All because a Mom couldn’t be bothered to watch her kid. And because the media wants ad revenue thus it runs needless “scare stories” about random child molesters wandering the streets and “stranger danger”:rolleyes: (a hint- the danger is NOT from a stranger, it’s from someone the kid and the Mom knows and trusts).

I found that pretty funny, it sounds like an episode of curb your enthusiasm.

I was once at a party where a bunch of kids ran up to a car that was parked on the side of the road. One of the kids (about 4) was standing in the middle of the street and I was sitting in my car a few feet away. So I went up to him, picked him up under his armpits and carried him out of the road and onto the lawn. He was the child of a family friend, but if he had been a total strangers kid who knows what would’ve happened. I’m assuming/hoping nothing but I don’t have a lot of faith in the public at large or the police. Soccer mom mobs and aggressive cops scare me. but even if he was a total stranger I would’ve done the same thing anyway. But I wouldn’t be surprised (maybe a little surprised) if someone called the cops on me for it though.

This is great. You never get guys all talking about ‘that time some moron accused me of being a pedophile’. Women have their ‘the time I almost got raped’ stories, but nobody wants to hear our stories about being falsely accused of being sex criminals.

So your hypothetical is that I run out of my car and pick up the child and run out of the street and continue touching someone else’s child while I seek out the nearest house and see if anyone’s home.

The child is not killed in traffic.
What actually happened was that I hesitated for a second but still got out of my car, I shooed the child onto the sidewalk without touching her, scanned for a sibling or parent, kept her from getting back into traffic while I tried to get my phone that isn’t good at making calls to connect to the police, while I kept her from getting back into traffic (without touching her) until her mom appeared. There were no houses on this street, it is a main artery. Her mother came out of a commercial complex to claim her.

The child was not killed in traffic.

I don’t think you explained what else I could have done. I don’t touch strange children, I don’t want to be alone with strange children. I did a good deed and saved this girl’s life without touching her. If you have a handbook of univeral best practices I sure haven’t read it, and I don’t see how your Monday morning quarterbacking has any better outcome than what I did.

Mr. Accident, your story has nothing to do with what this thread was about. Someone saw a naked child running and screaming in your house. That has nothing to do with a man trying to help a strange child in danger.

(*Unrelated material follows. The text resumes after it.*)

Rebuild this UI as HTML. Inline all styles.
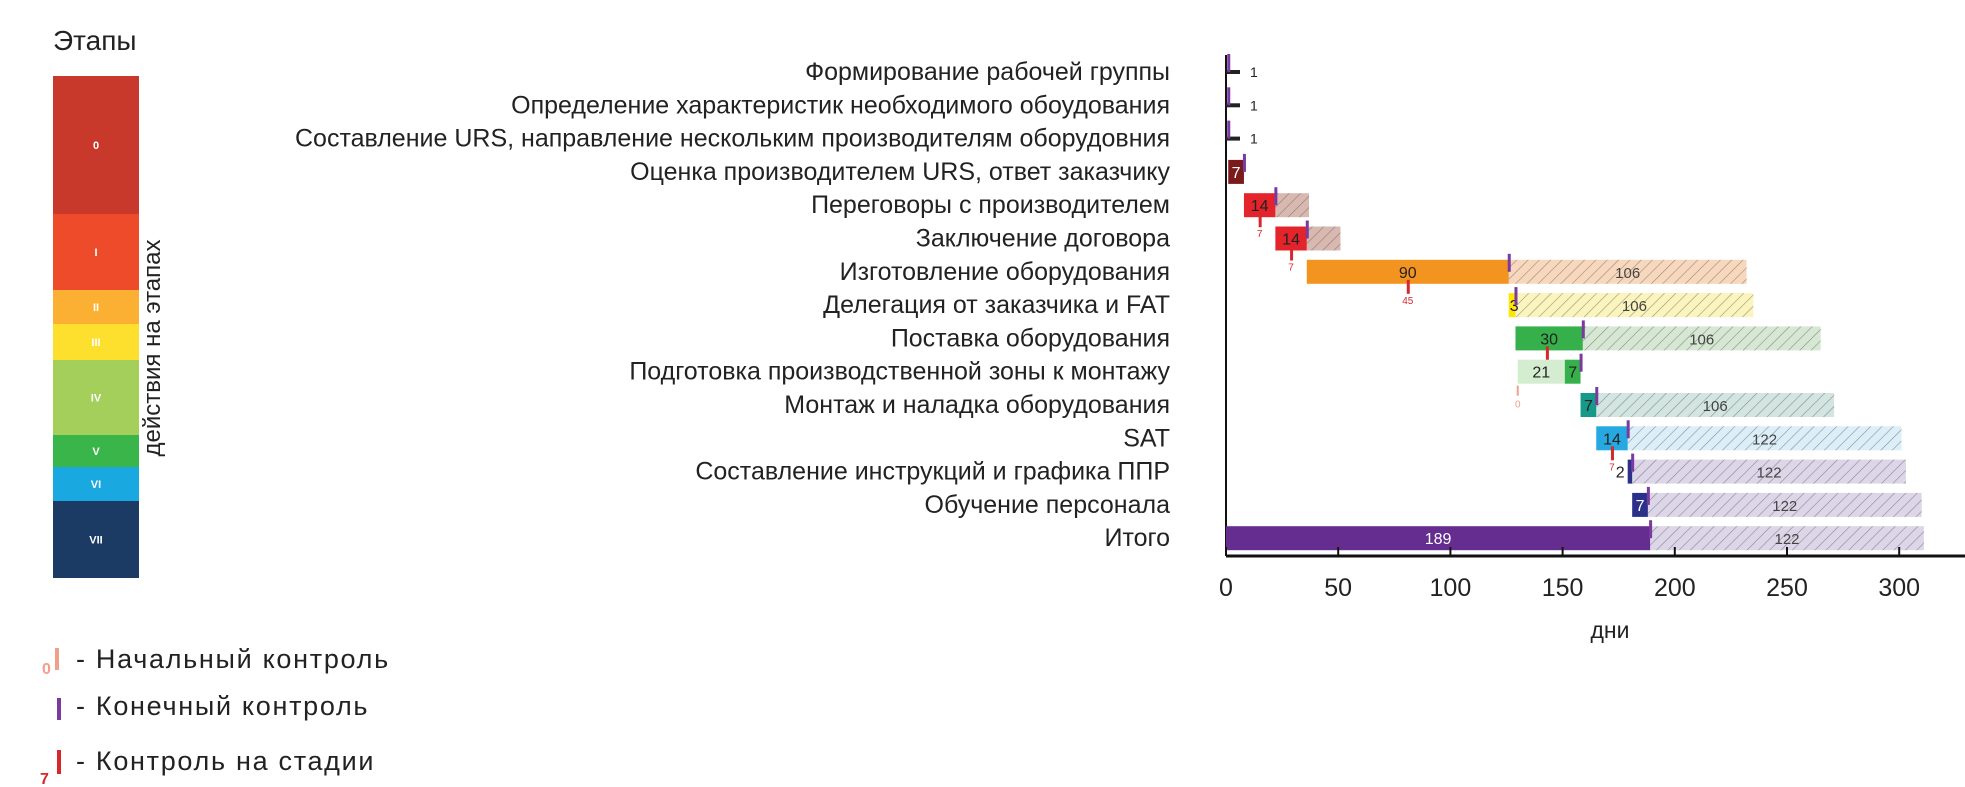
<!DOCTYPE html>
<html><head><meta charset="utf-8"><style>
body{margin:0;background:#fff;}
svg{display:block;font-family:"Liberation Sans","DejaVu Sans",sans-serif;}
</style></head><body>
<svg id="c" width="1965" height="787" viewBox="0 0 1965 787">
<defs>
<pattern id="hatch" width="8" height="8" patternUnits="userSpaceOnUse" patternTransform="rotate(45)">
<line x1="0" y1="0" x2="0" y2="8" stroke="#555" stroke-width="1.2" opacity="0.6"/>
</pattern>
</defs>
<text x="53" y="50" font-size="28" fill="#222">Этапы</text>
<g id="stages"></g>
<text transform="translate(160,348) rotate(-90)" text-anchor="middle" font-size="24" fill="#222">действия на этапах</text>
<g>
<rect x="55" y="648" width="4" height="22" fill="#f0a08a"/>
<text x="42" y="674" font-size="16" font-weight="bold" fill="#f0a08a">0</text>
<text x="76" y="668" font-size="27" letter-spacing="1.7" fill="#222">- Начальный контроль</text>
<rect x="57" y="698" width="4" height="22" fill="#7b3aa0"/>
<text x="76" y="715" font-size="27" letter-spacing="1.7" fill="#222">- Конечный контроль</text>
<rect x="57" y="750" width="4" height="24" fill="#d8262c"/>
<text x="40" y="784" font-size="16" font-weight="bold" fill="#d8262c">7</text>
<text x="76" y="770" font-size="27" letter-spacing="1.7" fill="#222">- Контроль на стадии</text>
</g>
<g id="plot"></g>
</svg>
<script>
const categories=["Формирование рабочей группы","Определение характеристик необходимого обоудования","Составление URS, направление нескольким производителям оборудовния","Оценка производителем URS, ответ заказчику","Переговоры с производителем","Заключение договора","Изготовление оборудования","Делегация от заказчика и FAT","Поставка оборудования","Подготовка производственной зоны к монтажу","Монтаж и наладка оборудования","SAT","Составление инструкций и графика ППР","Обучение персонала","Итого"];
const starts=[0,0,0,1,8,22,36,126,129,130,158,165,179,181,0];
const durations=[1,1,1,7,14,14,90,3,30,21,7,14,2,7,189];
const extraDur=[0,0,0,0,0,0,0,0,0,7,0,0,0,0,0];
const reserve=[0,0,0,0,15,15,106,106,106,0,106,122,122,122,122];
const midControl=[null,null,null,null,7,7,45,null,14,null,null,7,null,null,null];
const startControl=[null,null,null,null,null,null,null,null,null,0,null,null,null,null,null];
const barColors=["#222","#222","#222","#7a1a1a","#e3242b","#e3242b","#f39420","#ffe600","#35b04a","#d4ecd0","#17998a","#26a9e0","#2b3189","#2b3189","#662d91"];
const reserveColors=["","","","","#d9b8b0","#d9b8b0","#f8d8bd","#fbf4bd","#d6e8d3","","#d3e5e1","#dceef8","#dcd6e8","#dcd6e8","#dcd6e8"];
const ticks=[0,50,100,150,200,250,300];
const stageNames=["0","I","II","III","IV","V","VI","VII"];
const stageBounds=[76,214,290,324,360,435,467,501,578];
const stageColors=["#c9392b","#ee4b2b","#fbb034","#fde02e","#a3cf5a","#3ab54a","#1aa8e0","#1b3a64"];

const NS="http://www.w3.org/2000/svg";
function mk(p,t,a){const e=document.createElementNS(NS,t);for(const k in a)e.setAttribute(k,a[k]);p.appendChild(e);return e;}
const X0=1226,PX=2.244,Y0=72,ROW=33.3,BH=24,AXY=556;
const xs=v=>X0+v*PX, ys=i=>Y0+i*ROW;
const plot=document.getElementById('plot'), st=document.getElementById('stages');
const whiteLbl=[false,false,false,true,false,false,false,false,false,false,false,false,false,true,true];

stageNames.forEach((n,i)=>{
 const r=mk(st,'rect',{x:53,y:stageBounds[i],width:86,height:stageBounds[i+1]-stageBounds[i],fill:stageColors[i]});
 
 
 const t=mk(st,'text',{x:96,y:(stageBounds[i]+stageBounds[i+1])/2+4,'text-anchor':'middle','font-size':11,'font-weight':'bold',fill:'#fff'});
 t.textContent=n;
 
 
});

const ax=mk(plot,'line',{x1:X0,y1:55,x2:X0,y2:AXY,stroke:'#111','stroke-width':2});



categories.forEach((c,i)=>{
 const y=ys(i);
 const lb=mk(plot,'text',{x:1170,y:y+8,'text-anchor':'end','font-size':25,fill:'#222'});
 lb.textContent=c;
 
 
 const s=starts[i],d=durations[i],end=s+d+extraDur[i];
 if(i<3){
  const b=mk(plot,'rect',{x:xs(s),y:y-2,width:Math.max(d*PX,14),height:4,fill:barColors[i]});
  
  
  const t=mk(plot,'text',{x:xs(s)+24,y:y+5,'font-size':14,fill:'#222'});t.textContent=d;
  
  
 } else {
  if(reserve[i]>0){
   const r1=mk(plot,'rect',{x:xs(end),y:y-BH/2,width:reserve[i]*PX,height:BH,fill:reserveColors[i]});
   
   
   mk(plot,'rect',{x:xs(end),y:y-BH/2,width:reserve[i]*PX,height:BH,fill:'url(#hatch)'});
   if(reserve[i]>50){const t=mk(plot,'text',{x:xs(end+reserve[i]/2),y:y+6,'text-anchor':'middle','font-size':15,fill:'#444'});t.textContent=reserve[i];
   
   }
  }
  const b=mk(plot,'rect',{x:xs(s),y:y-BH/2,width:d*PX,height:BH,fill:barColors[i]});
  
  
  if(extraDur[i]>0){const e=mk(plot,'rect',{x:xs(s+d),y:y-BH/2,width:extraDur[i]*PX,height:BH,fill:'#35b04a'});
   
   
   const t=mk(plot,'text',{x:xs(s+d+extraDur[i]/2),y:y+6,'text-anchor':'middle','font-size':16,fill:'#222'});t.textContent=extraDur[i];
   
   }
  let tx=xs(s+d/2), anchor='middle';
  if(d<3){tx=xs(s)-3;anchor='end';}
  else if(d<5){tx=xs(s)+1;anchor='start';}
  const t=mk(plot,'text',{x:tx,y:y+6,'text-anchor':anchor,'font-size':16,fill:whiteLbl[i]?'#fff':'#222'});t.textContent=d;
  
  
 }
 const fc=mk(plot,'rect',{x:xs(s+d+extraDur[i])-1,y:y-BH/2-6,width:3,height:BH/2+6,fill:'#7b3aa0'});
 
 
 if(midControl[i]!=null){
  const m=s+midControl[i];
  const r=mk(plot,'rect',{x:xs(m)-1,y:y+BH/2-4,width:3,height:14,fill:'#d8262c'});
  
  
  const t=mk(plot,'text',{x:xs(m),y:y+BH/2+20,'text-anchor':'middle','font-size':10,fill:'#d8262c'});t.textContent=midControl[i];
  
  
 }
 if(startControl[i]!=null){
  const m=s+startControl[i];
  const r=mk(plot,'rect',{x:xs(m)-1,y:y+BH/2+2,width:2,height:10,fill:'#f0a08a'});
  
  
  const t=mk(plot,'text',{x:xs(m),y:y+BH/2+24,'text-anchor':'middle','font-size':10,fill:'#f0a08a'});t.textContent=startControl[i];
  
  
 }
});

const xa=mk(plot,'line',{x1:X0,y1:AXY,x2:1965,y2:AXY,stroke:'#111','stroke-width':3});


ticks.forEach(t=>{
 const l=mk(plot,'line',{x1:xs(t),y1:AXY-9,x2:xs(t),y2:AXY,stroke:'#111','stroke-width':2});
 
 
 const tx=mk(plot,'text',{x:xs(t),y:596,'text-anchor':'middle','font-size':25,fill:'#222'});
 tx.textContent=t;
 
 
});
const xt=mk(plot,'text',{x:1610,y:638,'text-anchor':'middle','font-size':23,fill:'#222'});
xt.textContent='дни';


</script>
</body></html>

You are actually just illustrating the point I made above–the whole idea of “I better not do anything even remotely close to something that could be perceived as pedo behavior around another kid” is a construct in your mind, which you believe is reinforced by an incident that has nothing to do with what we are talking about.

:rolleyes:

What is it exactly that he is right about and I am wrong about? I’d like to see you fully state this in your own words, because I’m fairly certain you’ve missed my point.

Yes, THIS TIME, your method (involving much mental angst, dithering about, and general fucking around) did achieve the same result as my method (just help the damn kid and defend yourself if someone thinks you’re a pedo). In the long run, I think my method will be more effective.

Also, good Dr., your story here has the same elements as many other stories of this sort–very long on speculation of what could have happened and very short on any hard evidence that any of that would have happened. Do you really think that you would have lost your job simply because one woman accused you of being a pervert based on her having viewed you carrying her crying kid? Are you serious? Why are you giving no weight at all to the train conductor’s testimony in this little make-believe scenario you’ve cooked up?

By “San Jose,” you mean California, correct?

BOTTOM LINE PEOPLE: Just save the drowning kid or whatever. Don’t worry about baseless accusations from idiots. Don’t faff and dither about based on stories like those in this thread, where someone else believed they may have been thought of as a pedo with little to no actual evidence to that effect.